Seizures of cash, weapons increase along border [Updated]
Federal authorities today announced a sharp increase in seizures of bulk cash and weapons along the Southwest border, the apparent result of bolstered efforts to intercept contraband destined for Mexico.
More than $40 million in illicit cash was seized from March through September, nearly double the amount intercepted during the same period a year ago, according to Department of Homeland Security officials. Weapons seizures also jumped by more than 50% -- to about 600 weapons -- from April through September, compared with the same period a year ago.
[Update: an earlier post incorrectly said the increase in weapons seizures occurred from July through September.]
The increases come several months after federal authorities began targeting the southbound flow of weapons and drug money that fuels Mexican organized crime groups. Random checkpoints at major border crossings are now commonplace, and have yielded numerous large seizures.

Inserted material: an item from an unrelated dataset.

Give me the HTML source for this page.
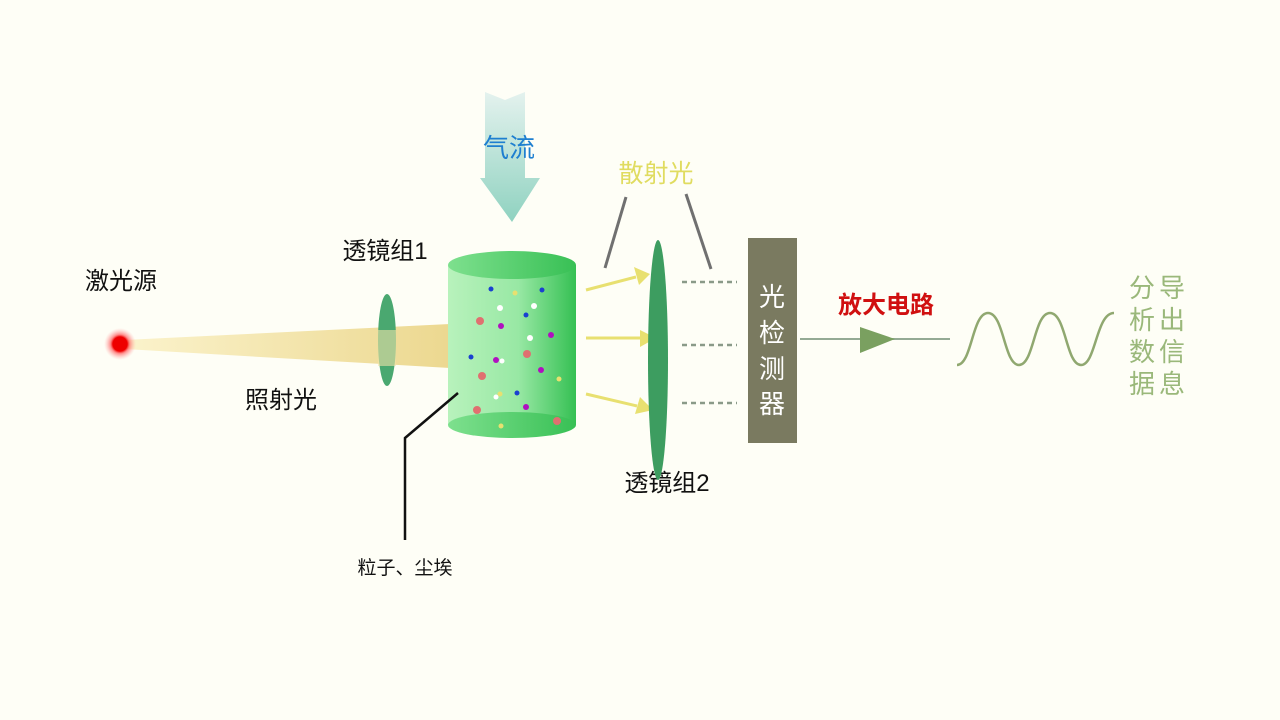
<!DOCTYPE html>
<html><head><meta charset="utf-8"><style>
html,body{margin:0;padding:0;background:#fefef6;}
svg{display:block}
text{font-family:"Liberation Sans","Noto Sans CJK SC",sans-serif;}
</style></head><body>
<svg width="1280" height="720" viewBox="0 0 1280 720" xmlns="http://www.w3.org/2000/svg">
<defs>
<linearGradient id="air" x1="0" y1="0" x2="0" y2="1"><stop offset="0" stop-color="#e4f2ee"/><stop offset="1" stop-color="#8fd2c0"/></linearGradient>
<linearGradient id="beam" x1="0" y1="0" x2="1" y2="0"><stop offset="0" stop-color="#fbf3cc"/><stop offset="1" stop-color="#ecd890"/></linearGradient>
<linearGradient id="cyl" x1="0" y1="0" x2="1" y2="0"><stop offset="0" stop-color="#b8f2bc"/><stop offset="0.55" stop-color="#98e8a4"/><stop offset="1" stop-color="#35c053"/></linearGradient>
<linearGradient id="cyltop" x1="0" y1="0" x2="1" y2="0"><stop offset="0" stop-color="#7ee08e"/><stop offset="1" stop-color="#38c055"/></linearGradient>
<radialGradient id="glow"><stop offset="0.45" stop-color="#ee0000"/><stop offset="0.6" stop-color="#ff6060" stop-opacity="0.7"/><stop offset="1" stop-color="#ffb0b0" stop-opacity="0"/></radialGradient>
</defs>
<path d="M485,92 L505,100 L525,92 L525,178 L540,178 L512,222 L480,178 L485,178 Z" fill="url(#air)"/>
<text x="509" y="157" font-size="26" fill="#1e7fd0" text-anchor="middle">气流</text>
<text x="121" y="289" font-size="24" fill="#111" text-anchor="middle">激光源</text>
<text x="385" y="259" font-size="24" fill="#111" text-anchor="middle">透镜组1</text>
<text x="281" y="408" font-size="24" fill="#111" text-anchor="middle">照射光</text>
<text x="667" y="491" font-size="24" fill="#111" text-anchor="middle">透镜组2</text>
<text x="405" y="574" font-size="19" fill="#111" text-anchor="middle">粒子、尘埃</text>
<polygon points="124,340 450,324 450,368 124,349" fill="url(#beam)"/>
<circle cx="120" cy="344" r="16" fill="url(#glow)"/>
<ellipse cx="387" cy="340" rx="9" ry="46" fill="#4aa870"/>
<rect x="378" y="330" width="18" height="36" fill="#f0e2a8" opacity="0.6"/>
<rect x="448" y="265" width="128" height="160" fill="url(#cyl)"/>
<ellipse cx="512" cy="425" rx="64" ry="13" fill="url(#cyltop)"/>
<ellipse cx="512" cy="265" rx="64" ry="14" fill="url(#cyltop)"/>
<g>
<circle cx="491" cy="289" r="2.5" fill="#1a40d0"/><circle cx="515" cy="293" r="2.5" fill="#e8e070"/>
<circle cx="542" cy="290" r="2.5" fill="#1a40d0"/><circle cx="500" cy="308" r="3" fill="#fff"/>
<circle cx="534" cy="306" r="3" fill="#fff"/><circle cx="526" cy="315" r="2.5" fill="#1a40d0"/>
<circle cx="480" cy="321" r="4" fill="#e07070"/><circle cx="501" cy="326" r="3" fill="#b010c0"/>
<circle cx="530" cy="338" r="3" fill="#fff"/><circle cx="551" cy="335" r="3" fill="#b010c0"/>
<circle cx="471" cy="357" r="2.5" fill="#1a40d0"/><circle cx="496" cy="360" r="3" fill="#b010c0"/>
<circle cx="502" cy="361" r="2.5" fill="#fff"/><circle cx="527" cy="354" r="4" fill="#e07070"/>
<circle cx="482" cy="376" r="4" fill="#e07070"/><circle cx="541" cy="370" r="3" fill="#b010c0"/>
<circle cx="559" cy="379" r="2.5" fill="#e8e070"/><circle cx="500" cy="394" r="2.5" fill="#e8e070"/>
<circle cx="496" cy="397" r="2.5" fill="#fff"/><circle cx="517" cy="393" r="2.5" fill="#1a40d0"/>
<circle cx="477" cy="410" r="4" fill="#e07070"/><circle cx="526" cy="407" r="3" fill="#b010c0"/>
<circle cx="557" cy="421" r="4" fill="#e07070"/><circle cx="501" cy="426" r="2.5" fill="#e8e070"/>
</g>
<polyline points="458,393 405,438 405,540" fill="none" stroke="#111" stroke-width="2.5"/>
<g stroke="#e8e070" stroke-width="3" fill="#e8e070">
<line x1="586" y1="290" x2="636" y2="277"/><polygon points="634,267 650,274 639,285" stroke="none"/>
<line x1="586" y1="338" x2="640" y2="338"/><polygon points="640,330 656,338 640,347" stroke="none"/>
<line x1="586" y1="394" x2="637" y2="406"/><polygon points="640,397 653,410 635,414" stroke="none"/>
</g>
<ellipse cx="658" cy="360" rx="10" ry="120" fill="#3d9d60"/>
<g stroke="#8a9a88" stroke-width="2.5" stroke-dasharray="5,4">
<line x1="682" y1="282" x2="737" y2="282"/><line x1="682" y1="345" x2="737" y2="345"/><line x1="682" y1="403" x2="737" y2="403"/>
</g>
<g stroke="#707070" stroke-width="3"><line x1="626" y1="197" x2="605" y2="268"/><line x1="686" y1="194" x2="711" y2="269"/></g>
<text x="656" y="182" font-size="25" fill="#e0dc60" text-anchor="middle">散射光</text>
<rect x="748" y="238" width="49" height="205" fill="#7a7a60"/>
<g font-size="26" fill="#fff" text-anchor="middle">
<text x="772" y="306">光</text><text x="772" y="342">检</text><text x="772" y="378">测</text><text x="772" y="413">器</text>
</g>
<line x1="800" y1="339" x2="950" y2="339" stroke="#94aa94" stroke-width="2"/>
<polygon points="860,327 860,353 895,339" fill="#7aa060"/>
<text x="886" y="313" font-size="24" font-weight="bold" fill="#d01010" text-anchor="middle">放大电路</text>
<path d="M957,365 C972,365 972,313 988,313 C1004,313 1004,365 1019,365 C1034,365 1034,313 1050,313 C1066,313 1066,365 1081,365 C1096,365 1096,313 1114,313" fill="none" stroke="#90a870" stroke-width="2.5"/>
<g font-size="26" fill="#9ab87a" text-anchor="middle">
<text x="1142" y="297">分</text><text x="1172" y="297">导</text>
<text x="1142" y="329">析</text><text x="1172" y="329">出</text>
<text x="1142" y="361">数</text><text x="1172" y="361">信</text>
<text x="1142" y="393">据</text><text x="1172" y="393">息</text>
</g>
</svg>
</body></html>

At San Diego's Otay Mesa port of entry, customs inspectors in September found $500,000 inside a cargo truck and arrested two Mexican citizens, said John Morton, the assistant secretary for Immigration and Customs Enforcement.
Authorities meeting at a conference in San Diego said the trend reflects greater cooperation between an array of federal agencies, including Immigration and Customs Enforcement, the Bureau of Alcohol, Tobacco, Firearms and Explosives, and Customs and Border Protection.
It's not clear yet whether the increased seizures are having an impact on Mexico's ongoing war against organized crime. Drug cartel violence continues at high levels in border cities like Ciudad Juarez and Tijuana, with many of the weapons believed to be coming from the U.S.